Volumetric video represents a new way of experiencing immersive media content. It refers to the process of capturing objects (e.g., people) from multiple cameras, which can be later viewed from any angle at any point in time. This enables a variety of applications with particular relevance for the fields of Augmented Reality (AR) and Virtual Reality (VR). Volumetric objects are typically stored as point clouds or meshes. Compared to traditional two-dimensional video, volumetric video requires the storage of geometric information in addition to texture (i.e., color information), which results in a huge amount of data. For example, a raw point cloud object consisting of 2.8 million points requires a bandwidth of about 110 billion bits per second at 30 frames per second. Therefore, efficient compression is essential for such applications.
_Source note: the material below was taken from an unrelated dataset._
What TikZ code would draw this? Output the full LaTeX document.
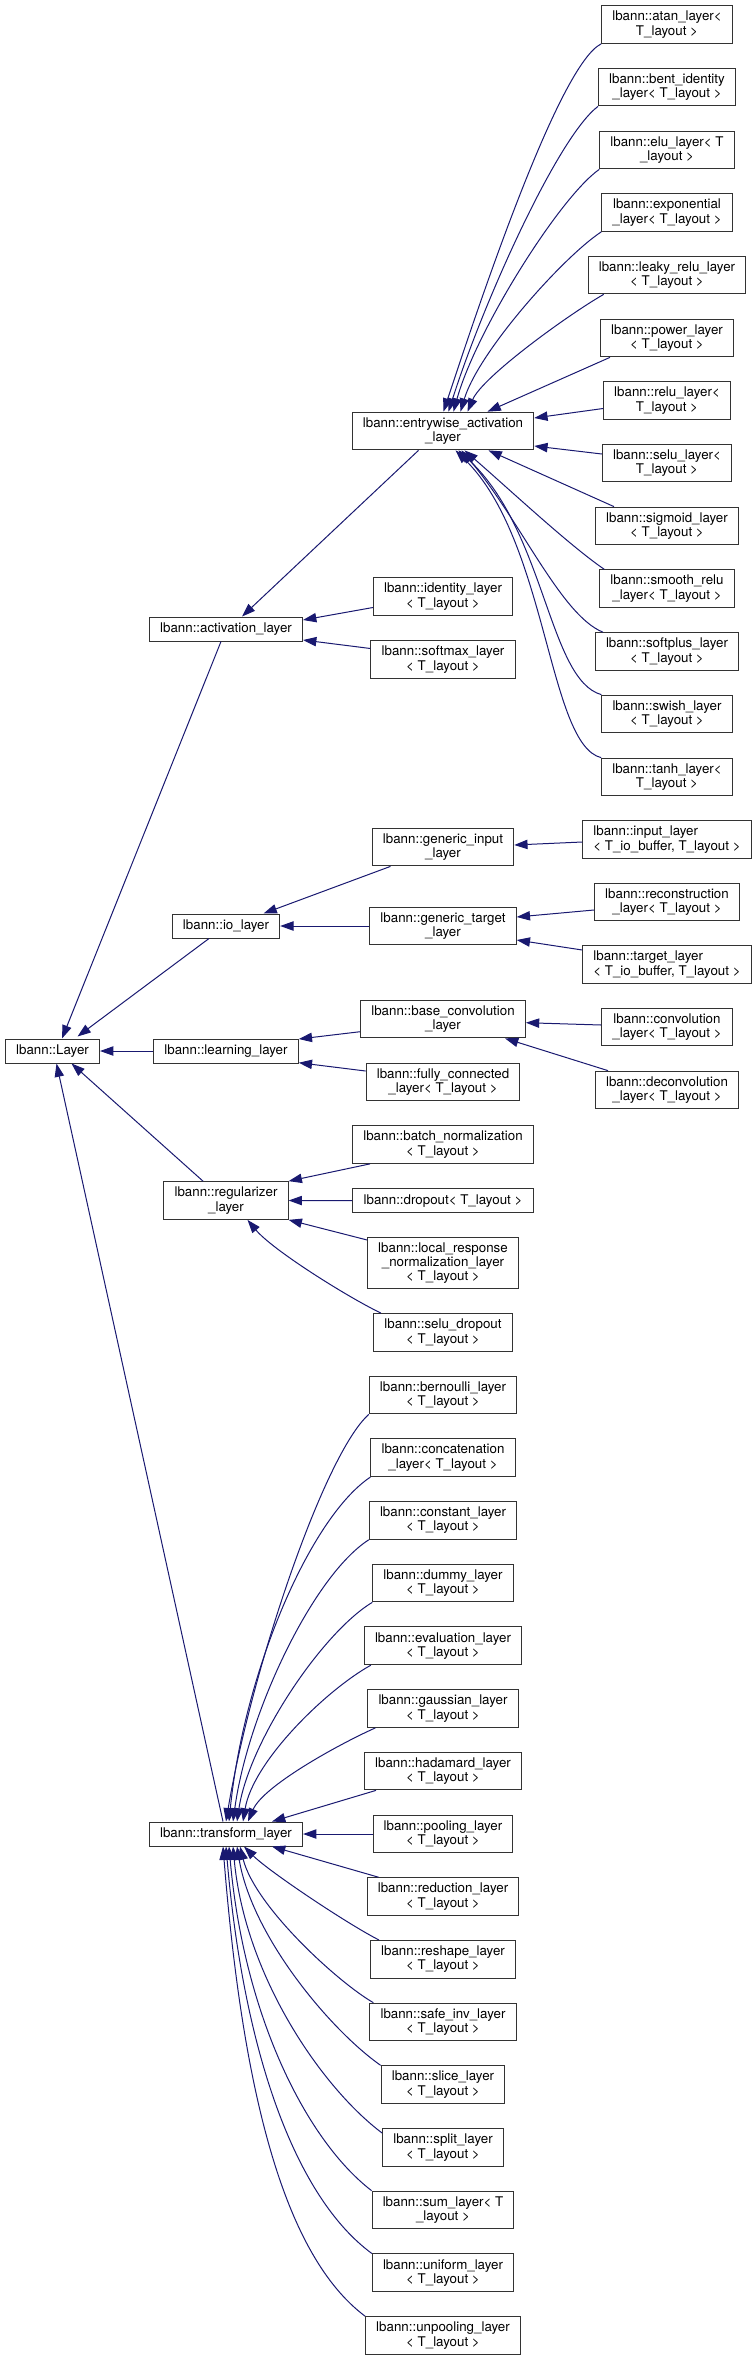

The Multimedia Communications group is developing tools for the compression, packaging, and multiplexing of mesh-based volumetric video while optimizing the trade-off between compression efficiency and rendered quality. In addition, the group is focusing on the implementation of the volumetric player for mobile AR and VR applications as well as cloud-based streaming solutions.
Content creation and compression
Figure 1 illustrates content preparation for a mesh-based volumetric video. Each recorded object typically consists of three media sources: a two-dimensional video that represents the texture for each frame, three-dimensional meshes that describe the shape of the volumetric object, and an audio track. Each of these resources is compressed using the corresponding encoder, after which the resulting bitstreams are synchronously multiplexed into a single MP4 file.